Recorded data:
--

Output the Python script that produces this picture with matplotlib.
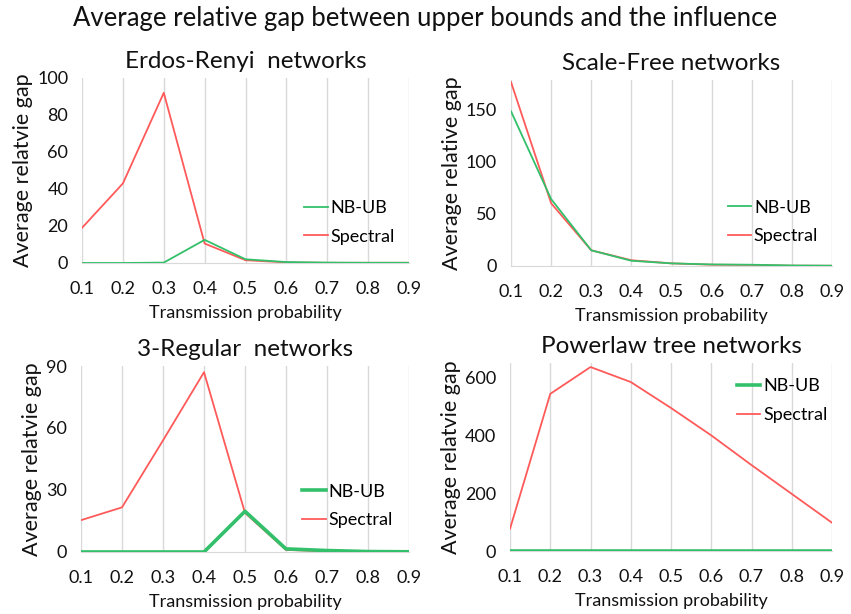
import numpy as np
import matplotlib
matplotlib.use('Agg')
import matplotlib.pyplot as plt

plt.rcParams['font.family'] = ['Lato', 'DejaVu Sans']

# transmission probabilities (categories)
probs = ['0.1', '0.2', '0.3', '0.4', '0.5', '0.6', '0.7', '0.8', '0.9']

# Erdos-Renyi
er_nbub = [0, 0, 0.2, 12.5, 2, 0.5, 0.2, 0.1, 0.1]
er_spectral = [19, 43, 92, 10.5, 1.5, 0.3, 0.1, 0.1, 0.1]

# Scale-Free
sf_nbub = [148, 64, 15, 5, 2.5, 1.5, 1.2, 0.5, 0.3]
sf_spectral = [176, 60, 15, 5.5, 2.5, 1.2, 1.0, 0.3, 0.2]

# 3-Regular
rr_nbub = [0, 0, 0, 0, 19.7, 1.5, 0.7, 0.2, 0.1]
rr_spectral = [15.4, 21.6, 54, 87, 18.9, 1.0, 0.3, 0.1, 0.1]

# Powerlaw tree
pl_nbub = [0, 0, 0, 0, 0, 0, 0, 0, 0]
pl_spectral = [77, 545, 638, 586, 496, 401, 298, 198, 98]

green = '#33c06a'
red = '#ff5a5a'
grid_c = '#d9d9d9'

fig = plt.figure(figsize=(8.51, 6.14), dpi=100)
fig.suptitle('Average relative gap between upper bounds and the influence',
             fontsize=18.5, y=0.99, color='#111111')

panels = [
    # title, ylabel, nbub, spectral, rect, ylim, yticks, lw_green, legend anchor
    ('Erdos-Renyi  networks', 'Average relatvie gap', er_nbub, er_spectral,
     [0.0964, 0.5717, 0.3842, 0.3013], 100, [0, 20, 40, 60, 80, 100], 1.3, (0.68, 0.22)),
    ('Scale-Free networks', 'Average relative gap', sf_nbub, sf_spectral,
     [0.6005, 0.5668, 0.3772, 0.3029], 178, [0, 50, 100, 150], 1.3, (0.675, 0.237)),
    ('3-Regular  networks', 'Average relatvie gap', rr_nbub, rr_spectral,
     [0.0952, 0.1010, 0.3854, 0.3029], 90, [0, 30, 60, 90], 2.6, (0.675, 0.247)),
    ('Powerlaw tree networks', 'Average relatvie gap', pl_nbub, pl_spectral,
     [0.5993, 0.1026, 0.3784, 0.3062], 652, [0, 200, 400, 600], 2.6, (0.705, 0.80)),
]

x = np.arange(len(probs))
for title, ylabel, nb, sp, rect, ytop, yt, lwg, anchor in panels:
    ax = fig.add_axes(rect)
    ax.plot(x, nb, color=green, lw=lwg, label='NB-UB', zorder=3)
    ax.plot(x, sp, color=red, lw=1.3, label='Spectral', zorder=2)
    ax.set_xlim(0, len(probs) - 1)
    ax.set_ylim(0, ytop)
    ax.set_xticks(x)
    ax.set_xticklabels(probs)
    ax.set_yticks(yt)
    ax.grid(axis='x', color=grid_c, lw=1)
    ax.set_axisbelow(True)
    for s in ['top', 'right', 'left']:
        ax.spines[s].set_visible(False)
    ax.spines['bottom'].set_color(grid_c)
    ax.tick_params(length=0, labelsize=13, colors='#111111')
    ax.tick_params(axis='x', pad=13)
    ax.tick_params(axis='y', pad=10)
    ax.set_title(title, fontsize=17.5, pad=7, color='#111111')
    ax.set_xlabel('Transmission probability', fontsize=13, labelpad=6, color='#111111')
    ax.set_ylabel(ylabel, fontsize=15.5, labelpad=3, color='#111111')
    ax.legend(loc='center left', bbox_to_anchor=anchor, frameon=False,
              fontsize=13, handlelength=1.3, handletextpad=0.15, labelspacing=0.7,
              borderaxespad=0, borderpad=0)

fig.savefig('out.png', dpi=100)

--

Your goal:
Repeat the data exactly in full, omitting its pictures.

Solution for this task:
Output the Python script that produces this picture with matplotlib.
import numpy as np
import matplotlib
matplotlib.use('Agg')
import matplotlib.pyplot as plt

plt.rcParams['font.family'] = ['Lato', 'DejaVu Sans']

# transmission probabilities (categories)
probs = ['0.1', '0.2', '0.3', '0.4', '0.5', '0.6', '0.7', '0.8', '0.9']

# Erdos-Renyi
er_nbub = [0, 0, 0.2, 12.5, 2, 0.5, 0.2, 0.1, 0.1]
er_spectral = [19, 43, 92, 10.5, 1.5, 0.3, 0.1, 0.1, 0.1]

# Scale-Free
sf_nbub = [148, 64, 15, 5, 2.5, 1.5, 1.2, 0.5, 0.3]
sf_spectral = [176, 60, 15, 5.5, 2.5, 1.2, 1.0, 0.3, 0.2]

# 3-Regular
rr_nbub = [0, 0, 0, 0, 19.7, 1.5, 0.7, 0.2, 0.1]
rr_spectral = [15.4, 21.6, 54, 87, 18.9, 1.0, 0.3, 0.1, 0.1]

# Powerlaw tree
pl_nbub = [0, 0, 0, 0, 0, 0, 0, 0, 0]
pl_spectral = [77, 545, 638, 586, 496, 401, 298, 198, 98]

green = '#33c06a'
red = '#ff5a5a'
grid_c = '#d9d9d9'

fig = plt.figure(figsize=(8.51, 6.14), dpi=100)
fig.suptitle('Average relative gap between upper bounds and the influence',
             fontsize=18.5, y=0.99, color='#111111')

panels = [
    # title, ylabel, nbub, spectral, rect, ylim, yticks, lw_green, legend anchor
    ('Erdos-Renyi  networks', 'Average relatvie gap', er_nbub, er_spectral,
     [0.0964, 0.5717, 0.3842, 0.3013], 100, [0, 20, 40, 60, 80, 100], 1.3, (0.68, 0.22)),
    ('Scale-Free networks', 'Average relative gap', sf_nbub, sf_spectral,
     [0.6005, 0.5668, 0.3772, 0.3029], 178, [0, 50, 100, 150], 1.3, (0.675, 0.237)),
    ('3-Regular  networks', 'Average relatvie gap', rr_nbub, rr_spectral,
     [0.0952, 0.1010, 0.3854, 0.3029], 90, [0, 30, 60, 90], 2.6, (0.675, 0.247)),
    ('Powerlaw tree networks', 'Average relatvie gap', pl_nbub, pl_spectral,
     [0.5993, 0.1026, 0.3784, 0.3062], 652, [0, 200, 400, 600], 2.6, (0.705, 0.80)),
]

x = np.arange(len(probs))
for title, ylabel, nb, sp, rect, ytop, yt, lwg, anchor in panels:
    ax = fig.add_axes(rect)
    ax.plot(x, nb, color=green, lw=lwg, label='NB-UB', zorder=3)
    ax.plot(x, sp, color=red, lw=1.3, label='Spectral', zorder=2)
    ax.set_xlim(0, len(probs) - 1)
    ax.set_ylim(0, ytop)
    ax.set_xticks(x)
    ax.set_xticklabels(probs)
    ax.set_yticks(yt)
    ax.grid(axis='x', color=grid_c, lw=1)
    ax.set_axisbelow(True)
    for s in ['top', 'right', 'left']:
        ax.spines[s].set_visible(False)
    ax.spines['bottom'].set_color(grid_c)
    ax.tick_params(length=0, labelsize=13, colors='#111111')
    ax.tick_params(axis='x', pad=13)
    ax.tick_params(axis='y', pad=10)
    ax.set_title(title, fontsize=17.5, pad=7, color='#111111')
    ax.set_xlabel('Transmission probability', fontsize=13, labelpad=6, color='#111111')
    ax.set_ylabel(ylabel, fontsize=15.5, labelpad=3, color='#111111')
    ax.legend(loc='center left', bbox_to_anchor=anchor, frameon=False,
              fontsize=13, handlelength=1.3, handletextpad=0.15, labelspacing=0.7,
              borderaxespad=0, borderpad=0)

fig.savefig('out.png', dpi=100)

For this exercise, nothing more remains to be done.